Here’s what I wouldn’t miss in the Eternal City:
The four Roman pasta dishes: Carbonara, amatriciana, gricia, and cacio e pepe. You’ll see these four pasta dishes on almost every menu in Rome. Sample them all if you can and see which one steals your heart.
Suppli. Aka the fried rice ball of your dreams. Picture arborio rice cooked in perfect tomato sauce, stuffed with a tiny ball of mozzarella, and fried to golden-brown perfection. The best ones I’ve had in town are from Supplì Roma, Emma, and Antico Forno Roscioli.
Roman Pizza, aka Pizza Tonda. I’m all for a Neapolitan pizza (my favorite style TBH), but there is something so satisfying about a crisp, almost paper-thin Roman pizza. My favorite places to eat this style of pizza are Emma, Ai Marmi, and Pizzeria Remo A Testaccio.
Pizza al Taglio. Also considered to be a Roman style pizza, it literally translates to “pizza by the slice”. The best part is you can have as little or as much as your heart desires. Simply show how much you want with your hands and say “scaldo, per favore” if you’d like them to heat it up. Don’t miss Casa Manco, Pizzarium, Forno Campo de’ Fiori, or Antico Forno Roscioli for the best pizza al taglio in town.

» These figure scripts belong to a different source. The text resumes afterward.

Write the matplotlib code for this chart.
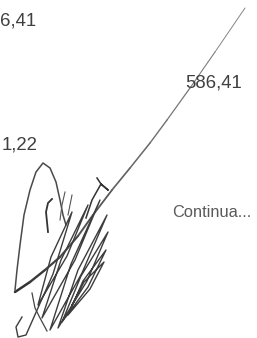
import matplotlib.pyplot as plt

# testi (valori e posizioni in pixel dell'immagine)
labels = ['6,41', '586,41', '1,22']
label_x = [0, 185, 2]
label_y = [25, 88, 149]
note = 'Continua...'

# tratto lungo della firma (dal basso a sinistra verso l'alto a destra)
line_x = [15, 30, 45, 60, 78, 93, 112, 130, 150, 167, 190, 215, 245]
line_y = [292, 282, 270, 257, 236, 215, 190, 168, 143, 120, 88, 52, 8]

# arco a sinistra
hump_x = [15, 17, 20, 24, 30, 36, 43, 50, 56, 60, 63, 66]
hump_y = [290, 270, 245, 215, 190, 172, 163, 168, 182, 200, 215, 225]

# riccioli della firma
scrib_x = [22, 16, 18, 26, 53, 72, 51, 38, 67, 88, 61, 42, 75, 100, 71, 50, 82, 107,
           78, 58, 87, 108, 81, 62, 88, 106, 83, 68, 90, 104, 84, 72]
scrib_y = [317, 327, 337, 335, 274, 212, 257, 305, 256, 205, 260, 318, 260, 200, 264,
           330, 273, 215, 270, 328, 281, 232, 276, 322, 287, 250, 281, 315, 289, 262,
           282, 305]

curl2_x = [32, 35, 40, 47]
curl2_y = [293, 308, 318, 331]
hook_x = [52, 48, 46, 47, 48]
hook_y = [199, 203, 212, 222, 232]
blob_x = [97, 101, 108, 101, 92, 86]
blob_y = [178, 184, 190, 184, 200, 218]
ticks_x = [65, 62, 60, 72, 70, 68]
ticks_y = [192, 205, 220, 195, 205, 215]

fig = plt.figure(figsize=(2.57, 3.38), dpi=100)
ax = fig.add_axes([0, 0, 1, 1])
ax.set_xlim(0, 257)
ax.set_ylim(338, 0)
ax.axis('off')

for t, x, y in zip(labels, label_x, label_y):
    ax.text(x, y, t, fontsize=13.4, color='#404040', family='Liberation Sans', va='baseline')
ax.text(172, 217, note, fontsize=11.8, color='#5a5a5a', family='Liberation Sans', va='baseline')

# tratto lungo, piu' sottile e chiaro verso l'alto
n = len(line_x) - 1
for i in range(n):
    f = i / n
    ax.plot(line_x[i:i + 2], line_y[i:i + 2], color=(0.2 + 0.35 * f,) * 3,
            lw=1.8 - 1.2 * f, solid_capstyle='round')

ax.plot(hump_x, hump_y, color='#4a4a4a', lw=1.1)
ax.plot(scrib_x, scrib_y, color='#3d3d3d', lw=1.0)
ax.plot(curl2_x, curl2_y, color='#444444', lw=0.9)
ax.plot(hook_x, hook_y, color='#333333', lw=1.3)
ax.plot(blob_x, blob_y, color='#333333', lw=1.1)
ax.plot(ticks_x[:3], ticks_y[:3], color='#555555', lw=0.8)
ax.plot(ticks_x[3:], ticks_y[3:], color='#555555', lw=0.8)

fig.savefig('out.png', dpi=100, facecolor='white')
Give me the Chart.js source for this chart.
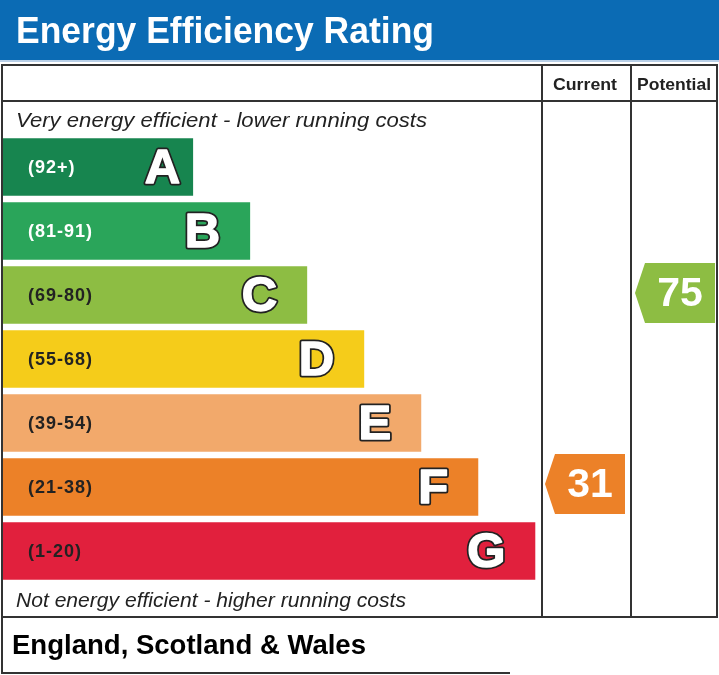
<!DOCTYPE html>
<html>
<head>
<meta charset="utf-8">
<script src="https://cdn.jsdelivr.net/npm/chart.js@4.4.1/dist/chart.umd.min.js"></script>
<style>
  html, body { margin: 0; padding: 0; background: #fff; }
</style>
</head>
<body>
<canvas id="epc" width="719" height="675"></canvas>
<script>
// rating bands, top (best) to bottom (worst)
const bands = ['A', 'B', 'C', 'D', 'E', 'F', 'G'];
const bandRanges = ['(92+)', '(81-91)', '(69-80)', '(55-68)', '(39-54)', '(21-38)', '(1-20)'];
const bandMin = [92, 81, 69, 55, 39, 21, 1];
// relative bar lengths, each band one step longer than the one above
const barLengths = [10, 13, 16, 19, 22, 25, 28];
const bandColors = ['#17854f', '#2aa55a', '#8dbd43', '#f5cc1a', '#f2a96b', '#ec8128', '#e1203d'];
const labelColors = ['#fff', '#fff', '#222', '#222', '#222', '#222', '#222'];

const currentRating = 31;
const potentialRating = 75;

const FONT = '"Liberation Sans", Arial, Helvetica, sans-serif';

// which band a rating falls into
const bandOf = (score) => {
    for (let i = 0; i < bandMin.length; i++) {
        if (score >= bandMin[i]) return i;
    }
    return bandMin.length - 1;
};

// draw text squeezed / stretched to a given width
function fitText(ctx, text, x, y, font, width, color) {
    ctx.save();
    ctx.font = font;
    ctx.fillStyle = color;
    ctx.textAlign = 'left';
    ctx.textBaseline = 'alphabetic';
    const w = ctx.measureText(text).width;
    ctx.translate(x, y);
    ctx.scale(width / w, 1);
    ctx.fillText(text, 0, 0);
    ctx.restore();
}

// arrow marker pointing left, used for current / potential ratings
function drawArrow(ctx, tipX, right, yMid, h, color, text) {
    const top = yMid - h / 2, bottom = yMid + h / 2;
    const notch = tipX + 10;
    ctx.save();
    ctx.fillStyle = color;
    ctx.beginPath();
    ctx.moveTo(tipX, yMid);
    ctx.lineTo(notch, top);
    ctx.lineTo(right, top);
    ctx.lineTo(right, bottom);
    ctx.lineTo(notch, bottom);
    ctx.closePath();
    ctx.fill();
    ctx.fillStyle = '#fff';
    ctx.font = 'bold 41px ' + FONT;
    ctx.textAlign = 'center';
    ctx.textBaseline = 'middle';
    ctx.fillText(text, (notch + right) / 2, yMid + 2);
    ctx.restore();
}

const epcFrame = {
    id: 'epcFrame',
    beforeDraw(chart) {
        const ctx = chart.ctx;
        ctx.save();
        ctx.fillStyle = '#fff';
        ctx.fillRect(0, 0, chart.width, chart.height);

        // blue title band
        ctx.fillStyle = '#0b6bb4';
        ctx.fillRect(0, 0, 719, 60);
        ctx.fillStyle = '#b9d0e8';
        ctx.fillRect(0, 60, 719, 2);
        fitText(ctx, 'Energy Efficiency Rating', 16, 43, 'bold 36px ' + FONT, 418, '#fff');

        // table lines
        ctx.strokeStyle = '#333';
        ctx.lineWidth = 2;
        ctx.strokeRect(2, 65, 715, 552);
        ctx.beginPath();
        ctx.moveTo(2, 101); ctx.lineTo(717, 101);
        ctx.moveTo(542, 65); ctx.lineTo(542, 617);
        ctx.moveTo(631, 65); ctx.lineTo(631, 617);
        // footer box
        ctx.moveTo(2, 617); ctx.lineTo(2, 673); ctx.lineTo(510, 673);
        ctx.stroke();

        ctx.fillStyle = '#222';
        ctx.textBaseline = 'alphabetic';
        fitText(ctx, 'Current', 553, 90, 'bold 17px ' + FONT, 64, '#222');
        fitText(ctx, 'Potential', 637, 90, 'bold 17px ' + FONT, 74, '#222');

        fitText(ctx, 'Very energy efficient - lower running costs', 16, 127, 'italic 20px ' + FONT, 411, '#222');
        fitText(ctx, 'Not energy efficient - higher running costs', 16, 607, 'italic 20px ' + FONT, 390, '#222');
        fitText(ctx, 'England, Scotland & Wales', 12, 654, 'bold 28px ' + FONT, 354, '#000');
        ctx.restore();
    },
    afterDatasetsDraw(chart) {
        const ctx = chart.ctx;
        const meta = chart.getDatasetMeta(0);
        const yScale = chart.scales.y;
        ctx.save();
        meta.data.forEach((bar, i) => {
            const yMid = yScale.getPixelForValue(i);
            // range label
            ctx.font = 'bold 18px ' + FONT;
            ctx.letterSpacing = '1px';
            ctx.fillStyle = labelColors[i];
            ctx.textAlign = 'left';
            ctx.textBaseline = 'middle';
            ctx.fillText(bandRanges[i], 28, yMid + 1);
            ctx.letterSpacing = '0px';
            // big outlined letter (the A sits closer to its short bar end)
            const lx = bar.x - (i === 0 ? 13 : 30);
            ctx.font = 'bold 49px ' + FONT;
            ctx.textAlign = 'right';
            ctx.lineJoin = 'round';
            ctx.lineWidth = 5;
            ctx.strokeStyle = '#222';
            ctx.strokeText(bands[i], lx, yMid + 2);
            ctx.lineWidth = 1.5;
            ctx.strokeStyle = '#fff';
            ctx.strokeText(bands[i], lx, yMid + 2);
            ctx.fillStyle = '#fff';
            ctx.fillText(bands[i], lx, yMid + 2);
        });
        ctx.restore();

        const cur = bandOf(currentRating);
        const pot = bandOf(potentialRating);
        drawArrow(ctx, 545, 625, yScale.getPixelForValue(cur) - 3, 60, bandColors[cur], String(currentRating));
        drawArrow(ctx, 635, 715, yScale.getPixelForValue(pot) - 2, 60, bandColors[pot], String(potentialRating));
    }
};

const ctx = document.getElementById('epc').getContext('2d');

const chart = new Chart(ctx, {
    type: 'bar',
    data: {
        labels: bands,
        datasets: [{
            data: barLengths,
            backgroundColor: bandColors,
            borderWidth: 0,
            barPercentage: 0.895,
            categoryPercentage: 1
        }]
    },
    options: {
        indexAxis: 'y',
        responsive: false,
        animation: false,
        devicePixelRatio: 1,
        layout: { padding: { left: 3, right: 178, top: 135, bottom: 92 } },
        scales: {
            x: { display: false, min: 0, max: 28.3 },
            y: { display: false }
        },
        plugins: {
            legend: { display: false },
            tooltip: { enabled: false }
        }
    },
    plugins: [epcFrame]
});
</script>
</body>
</html>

Maritozzi. Consider this the iconic breakfast pastry of Rome. It’s basically a brioche bun filled with fluffy, sweet whipped cream. You can get them at most bakeries, but start with Regoli Pasticceria or Roscioli Caffè Pasticceria.
Carciofi alla Giudia, aka fried artichokes. Don’t knock it ‘til you try it—this Roman Jewish specialty is the perfect appetizer or mid-afternoon salty snack. You can find it on most Roman menus, especially if you’re in the Jewish Ghetto.
Restaurants I Eat At Every Time I’m In Rome
Da Enzo al 29. This restaurant has become quite the tourist attraction over the past few years, but I don’t care. It’s honestly still one of the best restaurants in Rome, and it only takes one visit to see why. Silky smooth carbonara, perfect amatriciana, a burrata and tomato appetizer so simple but life-changing it’ll kill you, and exceptional customer service that makes it worth the wait. They don’t take reservations, so my best recommendation is to show up 30-40 minutes before they open, and you’ll most likely get a seat.